Chinese Medicine is Effective for Treatment of Anxiety

Emotions from a Chinese Medical Perspective

 

By: Lynn Jaffee, Lac, Dipl. OM, MaOM

 

In Chinese medicine, stress, anxiety, depression or any strong emotion interrupts the smooth flow of energy throughout the body.  According to Chinese medical theory, energy flows through our body through a network of “roads”, almost like a highway system.  Stress, anger, or any intense emotion acts like a traffic jam, blocking the free flow of energy in the body.  For example, many people who are very stressed out complain of upper back, shoulder and neck pain.  This is because stress is causing tension in those areas, blocking the free flow of energy, causing pain, tightness, and often leading to headaches.

 

From a Western viewpoint, acupuncture works to alleviate stress by releasing natural pain-killing chemicals in the brain, called endorphins.  In addition, acupuncture improves circulation of blood throughout the body, which oxygenates the tissues and cycles out cortisol and other waste chemicals.  The calming nature of acupuncture also decreases heart rate, lowers blood pressure and relaxes the muscles.
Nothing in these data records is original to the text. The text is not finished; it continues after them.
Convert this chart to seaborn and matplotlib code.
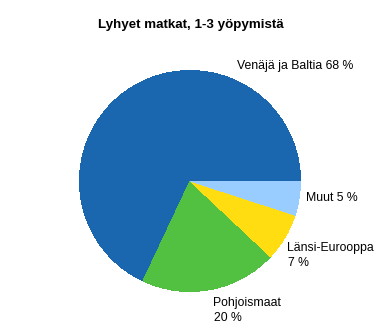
import matplotlib
matplotlib.use("Agg")
import matplotlib.pyplot as plt
import seaborn as sns

categories = ["Venäjä ja Baltia", "Pohjoismaat", "Länsi-Eurooppa", "Muut"]
shares = [68, 20, 7, 5]
label_lines = [["Venäjä ja Baltia 68 %"], ["Pohjoismaat", "20 %"],
               ["Länsi-Eurooppa", "7 %"], ["Muut 5 %"]]
colors = ["#1a67b0", "#52c041", "#ffdd11", "#99ccff"]
title = "Lyhyet matkat, 1-3 yöpymistä"

sns.set_theme(style="white")
plt.rcParams["font.family"] = ["Liberation Sans", "DejaVu Sans"]

W, H = 386, 333
fig = plt.figure(figsize=(W / 100, H / 100), dpi=100)
ax = fig.add_axes([0, 0, 1, 1])

cx, cy, r = 190, 181, 110.5
ax.pie(shares, colors=colors, startangle=0, counterclock=True,
       wedgeprops=dict(linewidth=0, antialiased=False))
ax.set_xlim(-cx / r, (W - cx) / r)
ax.set_ylim(-(H - cy) / r, cy / r)
ax.set_aspect("auto")
ax.axis("off")

# label positions in pixel coordinates (left x, first baseline y)
label_pos = [(237, 69.5), (213.5, 305.7), (287.5, 250.7), (306.5, 200.7)]
line_step = 15.2
for lines, (px, py) in zip(label_lines, label_pos):
    for i, line in enumerate(lines):
        fig.text(px / W, 1 - (py + i * line_step) / H, line, ha="left",
                 va="baseline", fontsize=8.8, color="black")

fig.text(191 / W, 1 - 28 / H, title, ha="center", va="baseline",
         fontsize=9.6, fontweight="bold", color="black")

fig.savefig("out.png", dpi=100)
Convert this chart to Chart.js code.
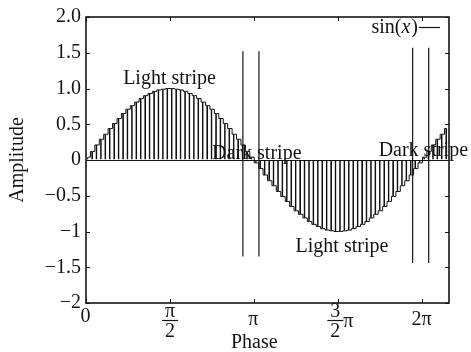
<!DOCTYPE html>
<html><head><meta charset="utf-8">
<script src="https://cdn.jsdelivr.net/npm/chart.js@4.4.1/dist/chart.umd.min.js"></script>
<style>html,body{margin:0;padding:0;background:#fff;}#wrap{width:471px;height:352px;}</style>
</head><body><div id="wrap"><canvas id="c" width="471" height="352"></canvas></div>
<script>
// ---- data ----
const amplitude = [
  0.04,0.12,0.21,0.29,0.36,0.44,0.51,0.58,0.65,0.71,0.76,0.81,0.86,0.90,0.93,0.96,0.98,0.99,1.00,
  1.00,0.99,0.98,0.96,0.93,0.90,0.86,0.81,0.76,0.71,0.65,0.58,0.51,0.44,0.36,0.29,0.21,0.12,0.04,
  -0.04,-0.12,-0.21,-0.29,-0.36,-0.44,-0.51,-0.58,-0.65,-0.71,-0.76,-0.81,-0.86,-0.90,-0.93,-0.96,-0.98,-0.99,-1.00,
  -1.00,-0.99,-0.98,-0.96,-0.93,-0.90,-0.86,-0.81,-0.76,-0.71,-0.65,-0.58,-0.51,-0.44,-0.36,-0.29,-0.21,-0.12,-0.04,
  0.04,0.12,0.21,0.29,0.36,0.44
];
const sampleIndex = amplitude.map((_, i) => String(i));
const phaseMin = 0;
const phaseMax = 6.779;
const xTickValues = [0, Math.PI / 2, Math.PI, 1.5 * Math.PI, 2 * Math.PI];
const xTickLabels = ['0', 'π/2', 'π', '3/2 π', '2π'];
const yTickLabels = ['−2', '−1.5', '−1', '−0.5', '0', '0.5', '1.0', '1.5', '2.0'];
const lineX = [2.93, 3.23, 6.10, 6.40];
const lineTop = [1.52, 1.52, 1.57, 1.57];
const lineBottom = [-1.35, -1.35, -1.44, -1.44];
const noteText = ['Light stripe', 'Dark stripe', 'Light stripe', 'Dark stripe'];
const noteX = [1.56, 3.19, 4.78, 6.30];
const noteY = [1.06, 0.02, -1.28, 0.06];

// ---- styling ----
const FONT = '"Liberation Serif", "Times New Roman", serif';
const ink = '#141414';

const datasets = [{
  type: 'bar', data: amplitude, xAxisID: 'xb', yAxisID: 'y',
  backgroundColor: 'rgba(0,0,0,0)', borderColor: '#111',
  borderWidth: {top: 0, right: 1, bottom: 0, left: 0}, borderSkipped: 'start',
  barPercentage: 1, categoryPercentage: 1, order: 3
}, {
  type: 'line', data: amplitude, xAxisID: 'xb', yAxisID: 'y',
  stepped: 'middle', borderColor: '#111', borderWidth: 1, pointRadius: 0,
  fill: false, order: 2
}];
lineX.forEach((x, i) => datasets.push({
  type: 'line', xAxisID: 'x', yAxisID: 'y',
  data: [{x: x, y: lineBottom[i]}, {x: x, y: lineTop[i]}],
  borderColor: ink, borderWidth: 1.2, pointRadius: 0, fill: false, order: 1
}));

const deco = {
  id: 'deco',
  afterDraw(chart) {
    const {ctx, chartArea: a, scales} = chart;
    const xs = scales.x, ys = scales.y;
    ctx.save();
    // frame
    ctx.strokeStyle = ink; ctx.lineWidth = 1.6;
    ctx.strokeRect(a.left, a.top, a.right - a.left, a.bottom - a.top);
    // inward ticks
    ctx.lineWidth = 1;
    const tl = 4;
    ctx.beginPath();
    xTickValues.forEach(v => {
      const px = Math.round(xs.getPixelForValue(v)) + 0.5;
      ctx.moveTo(px, a.bottom); ctx.lineTo(px, a.bottom - tl);
      ctx.moveTo(px, a.top); ctx.lineTo(px, a.top + tl);
    });
    ys.ticks.forEach(t => {
      const py = Math.round(ys.getPixelForValue(t.value)) + 0.5;
      ctx.moveTo(a.left, py); ctx.lineTo(a.left + tl, py);
      ctx.moveTo(a.right, py); ctx.lineTo(a.right - tl, py);
    });
    ctx.stroke();

    // x tick labels
    ctx.fillStyle = ink;
    ctx.font = '20px ' + FONT;
    ctx.textBaseline = 'alphabetic';
    ctx.textAlign = 'center';
    const b = a.bottom;
    const frac = (cx, num, den) => {
      ctx.fillText(num, cx, b + 14);
      ctx.beginPath(); ctx.lineWidth = 1.2;
      ctx.moveTo(cx - 8, b + 17.5); ctx.lineTo(cx + 8, b + 17.5); ctx.stroke();
      ctx.fillText(den, cx, b + 34);
    };
    xTickLabels.forEach((lab, i) => {
      const px = xs.getPixelForValue(xTickValues[i]);
      if (lab === 'π/2') frac(px, 'π', '2');
      else if (lab === '3/2 π') {
        frac(px - 3, '3', '2');
        ctx.textAlign = 'left';
        ctx.fillText('π', px + 5, b + 24);
        ctx.textAlign = 'center';
      } else if (lab === '0') ctx.fillText(lab, px - 0.5, b + 19);
      else ctx.fillText(lab, px - 1, b + 22);
    });
    // x title
    ctx.fillText('Phase', xs.getPixelForValue(Math.PI), b + 45);

    // annotations
    noteText.forEach((t, i) => {
      ctx.fillText(t, xs.getPixelForValue(noteX[i]), ys.getPixelForValue(noteY[i]));
    });

    // legend: sin(x) ——
    const lr = a.right - 32, lb = a.top + 16;
    ctx.textAlign = 'left';
    ctx.font = '20px ' + FONT;
    const w1 = ctx.measureText('sin(').width, w3 = ctx.measureText(')').width;
    ctx.font = 'italic 20px ' + FONT;
    const w2 = ctx.measureText('x').width;
    let x0 = lr - (w1 + w2 + w3);
    ctx.font = '20px ' + FONT; ctx.fillText('sin(', x0, lb);
    ctx.font = 'italic 20px ' + FONT; ctx.fillText('x', x0 + w1, lb);
    ctx.font = '20px ' + FONT; ctx.fillText(')', x0 + w1 + w2 + 1, lb);
    ctx.beginPath(); ctx.lineWidth = 1.2;
    ctx.moveTo(lr + 2, lb - 5.5); ctx.lineTo(lr + 23, lb - 5.5); ctx.stroke();
    ctx.restore();
  }
};

new Chart(document.getElementById('c'), {
  type: 'bar',
  data: {labels: sampleIndex, datasets: datasets},
  options: {
    responsive: false, animation: false, devicePixelRatio: 1,
    layout: {padding: {left: 0, top: 14, right: 22, bottom: 49}},
    plugins: {legend: {display: false}, tooltip: {enabled: false}},
    scales: {
      xb: {type: 'category', offset: true, display: false, grid: {display: false}},
      x: {type: 'linear', min: phaseMin, max: phaseMax, offset: false, display: false},
      y: {
        type: 'linear', min: -2, max: 2, position: 'left',
        afterFit: s => { s.width = 86; },
        ticks: {stepSize: 0.5, autoSkip: false, padding: 5, color: ink,
          font: {family: FONT, size: 20}, callback: (v, i) => yTickLabels[i]},
        grid: {drawTicks: false, lineWidth: 1,
          color: c => (c.tick && c.tick.value === 0) ? ink : 'rgba(0,0,0,0)'},
        border: {display: false},
        title: {display: true, text: 'Amplitude', color: ink,
          font: {family: FONT, size: 20}, padding: {top: 6, bottom: 0}}
      }
    }
  },
  plugins: [deco]
});
</script>
</body></html>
Studies of Acupuncture for Depression

 

Since the early nineties, studies around the globe have suggested that treating depression with acupuncture has a positive and holistic effect on depressed patients, particularly when used in combination with psychotherapy and herbal treatments.

 

Psychologist John Allen, from the University of Arizona in Tucson, and Acupuncturist Rosa Schnyer, conducted the very first pilot controlled study on treating depression symptoms with acupuncture in the Western scientific world. In a double blind randomized study, 34 depressed female patients who met the DSM-IV diagnostic criteria were assigned to one of three treatment groups for eight weeks.

 

The first group received acupuncture treatment specifically tailored to their depression symptoms. The second group received a general acupuncture treatment not specific to depression, and the third group was placed on a waiting list for acupuncture treatment, but received no treatment. The study found that those in the tailored acupuncture treatment experienced a significant reduction in symptoms, compared to those in the non-specific treatment. Moreover, over 50% of the participants no longer met the DSM-IV diagnostic criteria for depression after the study.